(Records with drawing code)
■ ■ ■
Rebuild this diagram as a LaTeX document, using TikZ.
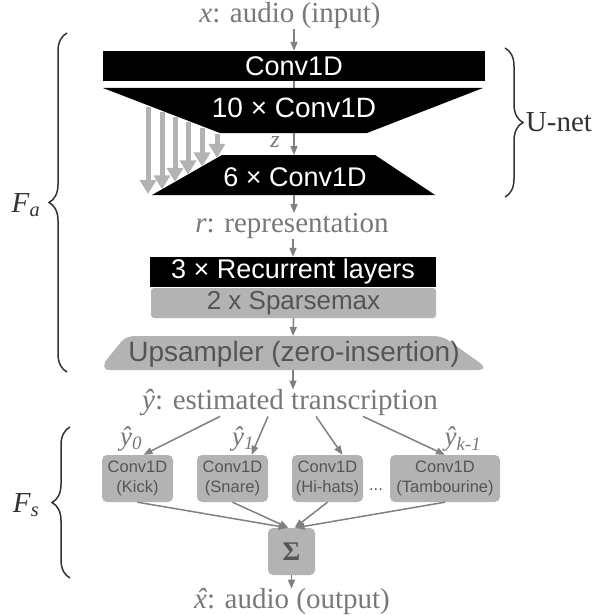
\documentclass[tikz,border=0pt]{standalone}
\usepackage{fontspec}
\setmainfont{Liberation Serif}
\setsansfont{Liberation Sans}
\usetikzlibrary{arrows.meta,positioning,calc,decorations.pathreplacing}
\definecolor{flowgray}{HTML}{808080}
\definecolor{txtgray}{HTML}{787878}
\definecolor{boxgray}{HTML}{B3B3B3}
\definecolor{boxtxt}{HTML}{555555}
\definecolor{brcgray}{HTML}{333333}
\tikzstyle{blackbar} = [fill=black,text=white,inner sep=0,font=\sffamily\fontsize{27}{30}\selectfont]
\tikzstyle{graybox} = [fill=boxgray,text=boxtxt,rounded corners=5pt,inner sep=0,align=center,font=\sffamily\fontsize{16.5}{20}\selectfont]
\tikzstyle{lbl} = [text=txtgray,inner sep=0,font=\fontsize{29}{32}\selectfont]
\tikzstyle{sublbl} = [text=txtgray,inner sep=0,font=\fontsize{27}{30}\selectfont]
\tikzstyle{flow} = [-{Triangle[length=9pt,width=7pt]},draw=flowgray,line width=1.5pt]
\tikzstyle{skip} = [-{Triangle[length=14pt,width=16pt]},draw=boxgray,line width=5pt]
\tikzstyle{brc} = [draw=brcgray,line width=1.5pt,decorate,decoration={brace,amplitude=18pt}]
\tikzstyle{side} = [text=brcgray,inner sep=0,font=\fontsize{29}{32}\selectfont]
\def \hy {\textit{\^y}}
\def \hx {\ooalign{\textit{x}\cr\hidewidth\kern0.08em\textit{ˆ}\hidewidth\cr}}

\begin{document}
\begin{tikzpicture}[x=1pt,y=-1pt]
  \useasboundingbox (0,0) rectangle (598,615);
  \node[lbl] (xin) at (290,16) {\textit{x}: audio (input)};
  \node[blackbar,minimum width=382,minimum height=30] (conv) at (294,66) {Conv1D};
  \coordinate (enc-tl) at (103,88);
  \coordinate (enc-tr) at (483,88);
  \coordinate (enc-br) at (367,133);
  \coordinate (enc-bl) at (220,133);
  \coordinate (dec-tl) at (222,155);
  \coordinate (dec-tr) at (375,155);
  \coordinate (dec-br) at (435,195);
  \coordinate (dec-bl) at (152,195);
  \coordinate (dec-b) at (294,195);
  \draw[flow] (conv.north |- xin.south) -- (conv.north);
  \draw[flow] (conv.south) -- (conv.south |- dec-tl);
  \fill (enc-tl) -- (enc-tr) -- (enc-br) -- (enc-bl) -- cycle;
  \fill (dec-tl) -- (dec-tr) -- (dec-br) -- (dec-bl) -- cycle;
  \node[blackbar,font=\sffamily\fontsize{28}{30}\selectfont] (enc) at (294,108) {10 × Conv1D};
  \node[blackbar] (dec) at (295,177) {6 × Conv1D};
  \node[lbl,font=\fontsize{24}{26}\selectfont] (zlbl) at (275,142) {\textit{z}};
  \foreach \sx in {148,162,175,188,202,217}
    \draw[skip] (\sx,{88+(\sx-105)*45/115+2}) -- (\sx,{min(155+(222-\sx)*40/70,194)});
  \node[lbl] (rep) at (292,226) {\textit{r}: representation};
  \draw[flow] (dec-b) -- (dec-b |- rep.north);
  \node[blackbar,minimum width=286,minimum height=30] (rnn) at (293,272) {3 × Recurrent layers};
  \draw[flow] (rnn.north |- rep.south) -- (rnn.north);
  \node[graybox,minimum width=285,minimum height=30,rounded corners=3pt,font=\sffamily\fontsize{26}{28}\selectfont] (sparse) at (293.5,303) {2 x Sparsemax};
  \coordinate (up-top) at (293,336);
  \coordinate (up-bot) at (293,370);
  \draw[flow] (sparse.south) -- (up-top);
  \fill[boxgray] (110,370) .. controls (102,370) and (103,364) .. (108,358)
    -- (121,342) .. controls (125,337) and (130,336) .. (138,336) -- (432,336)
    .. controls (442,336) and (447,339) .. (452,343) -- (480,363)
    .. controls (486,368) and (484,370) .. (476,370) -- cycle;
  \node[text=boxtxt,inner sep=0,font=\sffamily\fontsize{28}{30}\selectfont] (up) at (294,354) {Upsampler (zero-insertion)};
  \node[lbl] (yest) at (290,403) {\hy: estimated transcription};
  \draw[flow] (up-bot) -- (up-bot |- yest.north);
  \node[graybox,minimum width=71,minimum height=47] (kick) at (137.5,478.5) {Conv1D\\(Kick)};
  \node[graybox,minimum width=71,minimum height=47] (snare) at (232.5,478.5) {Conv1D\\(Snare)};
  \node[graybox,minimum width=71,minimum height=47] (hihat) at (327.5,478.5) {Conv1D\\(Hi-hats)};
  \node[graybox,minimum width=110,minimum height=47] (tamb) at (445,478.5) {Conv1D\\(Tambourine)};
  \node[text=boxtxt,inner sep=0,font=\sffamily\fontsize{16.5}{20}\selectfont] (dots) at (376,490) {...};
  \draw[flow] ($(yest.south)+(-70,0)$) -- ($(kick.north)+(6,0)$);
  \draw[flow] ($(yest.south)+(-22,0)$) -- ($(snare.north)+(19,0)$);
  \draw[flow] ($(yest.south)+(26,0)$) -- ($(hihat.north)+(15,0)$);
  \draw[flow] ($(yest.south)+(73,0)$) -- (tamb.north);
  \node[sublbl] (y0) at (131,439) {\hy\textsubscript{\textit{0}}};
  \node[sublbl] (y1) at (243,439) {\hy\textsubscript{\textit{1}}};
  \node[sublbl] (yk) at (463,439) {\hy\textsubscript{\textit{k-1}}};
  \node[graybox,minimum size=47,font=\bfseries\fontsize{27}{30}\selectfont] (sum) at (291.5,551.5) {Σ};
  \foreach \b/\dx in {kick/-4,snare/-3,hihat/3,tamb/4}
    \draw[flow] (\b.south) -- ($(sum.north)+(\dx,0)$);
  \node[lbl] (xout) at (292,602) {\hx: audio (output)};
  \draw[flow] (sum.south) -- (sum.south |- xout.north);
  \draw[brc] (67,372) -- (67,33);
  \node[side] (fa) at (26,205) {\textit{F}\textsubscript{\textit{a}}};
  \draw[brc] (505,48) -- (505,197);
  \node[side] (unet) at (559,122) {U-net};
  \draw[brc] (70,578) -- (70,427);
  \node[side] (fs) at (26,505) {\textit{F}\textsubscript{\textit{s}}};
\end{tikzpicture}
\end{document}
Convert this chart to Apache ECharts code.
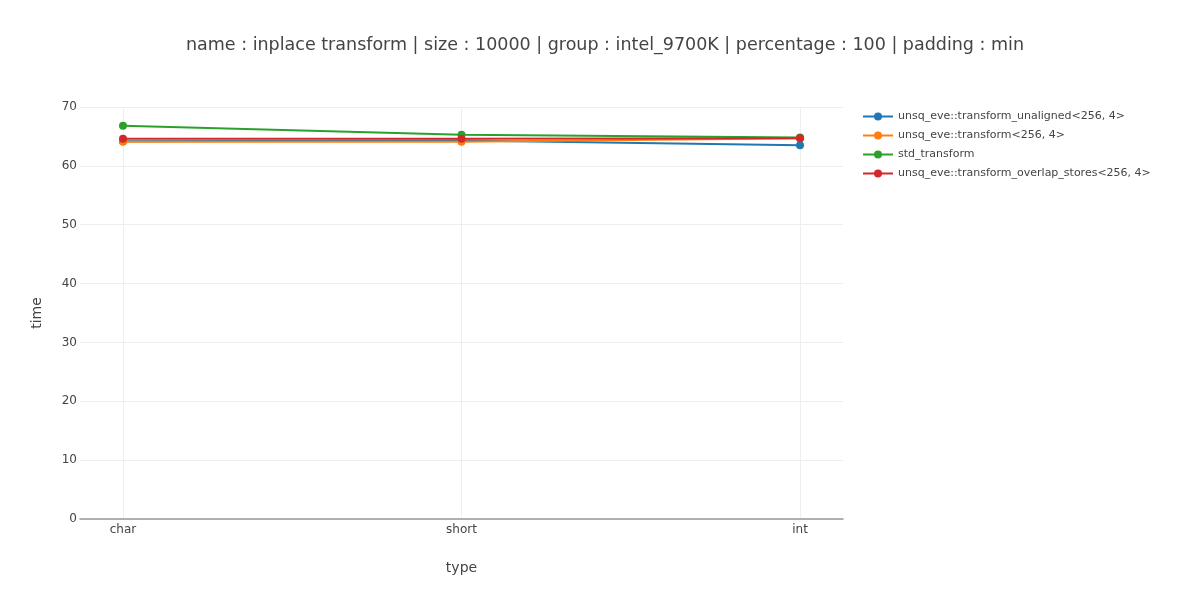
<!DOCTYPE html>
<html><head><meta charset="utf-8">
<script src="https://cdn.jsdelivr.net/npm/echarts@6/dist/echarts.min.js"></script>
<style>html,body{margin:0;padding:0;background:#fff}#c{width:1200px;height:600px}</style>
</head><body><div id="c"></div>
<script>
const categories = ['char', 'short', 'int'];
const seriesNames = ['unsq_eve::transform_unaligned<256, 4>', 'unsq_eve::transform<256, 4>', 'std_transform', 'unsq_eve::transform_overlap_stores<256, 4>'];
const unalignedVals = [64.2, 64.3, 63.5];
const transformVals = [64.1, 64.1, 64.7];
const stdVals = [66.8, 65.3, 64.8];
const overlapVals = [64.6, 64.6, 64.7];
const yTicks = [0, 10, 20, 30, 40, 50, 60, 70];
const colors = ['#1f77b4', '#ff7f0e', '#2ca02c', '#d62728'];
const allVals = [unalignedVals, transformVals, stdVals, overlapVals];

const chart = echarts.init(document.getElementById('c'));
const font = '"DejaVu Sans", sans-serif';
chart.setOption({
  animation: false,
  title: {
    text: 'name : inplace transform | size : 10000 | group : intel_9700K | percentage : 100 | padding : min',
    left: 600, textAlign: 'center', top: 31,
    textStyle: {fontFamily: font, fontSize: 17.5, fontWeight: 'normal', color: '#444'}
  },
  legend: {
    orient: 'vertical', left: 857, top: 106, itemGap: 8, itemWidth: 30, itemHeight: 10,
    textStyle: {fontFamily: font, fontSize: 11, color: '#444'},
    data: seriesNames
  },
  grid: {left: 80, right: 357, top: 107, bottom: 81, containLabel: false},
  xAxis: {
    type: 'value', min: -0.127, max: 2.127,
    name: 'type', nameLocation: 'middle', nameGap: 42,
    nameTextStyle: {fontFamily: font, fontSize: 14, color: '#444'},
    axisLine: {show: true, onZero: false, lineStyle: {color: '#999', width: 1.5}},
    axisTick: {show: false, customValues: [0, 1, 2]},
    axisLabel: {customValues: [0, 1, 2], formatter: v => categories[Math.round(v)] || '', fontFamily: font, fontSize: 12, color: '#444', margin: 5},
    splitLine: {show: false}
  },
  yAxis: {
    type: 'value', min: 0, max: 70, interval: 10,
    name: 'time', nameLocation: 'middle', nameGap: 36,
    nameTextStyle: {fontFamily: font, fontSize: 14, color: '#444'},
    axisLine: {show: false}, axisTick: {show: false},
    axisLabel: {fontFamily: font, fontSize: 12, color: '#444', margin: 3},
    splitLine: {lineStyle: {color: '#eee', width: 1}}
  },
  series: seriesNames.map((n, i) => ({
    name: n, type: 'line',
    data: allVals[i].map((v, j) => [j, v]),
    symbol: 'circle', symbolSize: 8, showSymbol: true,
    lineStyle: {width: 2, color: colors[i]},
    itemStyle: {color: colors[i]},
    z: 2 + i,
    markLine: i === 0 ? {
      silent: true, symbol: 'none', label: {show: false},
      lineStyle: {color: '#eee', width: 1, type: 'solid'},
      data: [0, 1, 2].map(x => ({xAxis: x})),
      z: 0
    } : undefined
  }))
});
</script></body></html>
■ ■ ■
(GIVEN INSTRUCTION) Repeat the lines above exactly, beginning with the one containing "Convert this chart to Apache ECharts code." and finishing with the one containing "transformVals, stdVals, overlapVals];". No pictures belong in the copy.

(RESULT OF THE TASK)
Convert this chart to Apache ECharts code.
<!DOCTYPE html>
<html><head><meta charset="utf-8">
<script src="https://cdn.jsdelivr.net/npm/echarts@6/dist/echarts.min.js"></script>
<style>html,body{margin:0;padding:0;background:#fff}#c{width:1200px;height:600px}</style>
</head><body><div id="c"></div>
<script>
const categories = ['char', 'short', 'int'];
const seriesNames = ['unsq_eve::transform_unaligned<256, 4>', 'unsq_eve::transform<256, 4>', 'std_transform', 'unsq_eve::transform_overlap_stores<256, 4>'];
const unalignedVals = [64.2, 64.3, 63.5];
const transformVals = [64.1, 64.1, 64.7];
const stdVals = [66.8, 65.3, 64.8];
const overlapVals = [64.6, 64.6, 64.7];
const yTicks = [0, 10, 20, 30, 40, 50, 60, 70];
const colors = ['#1f77b4', '#ff7f0e', '#2ca02c', '#d62728'];
const allVals = [unalignedVals, transformVals, stdVals, overlapVals];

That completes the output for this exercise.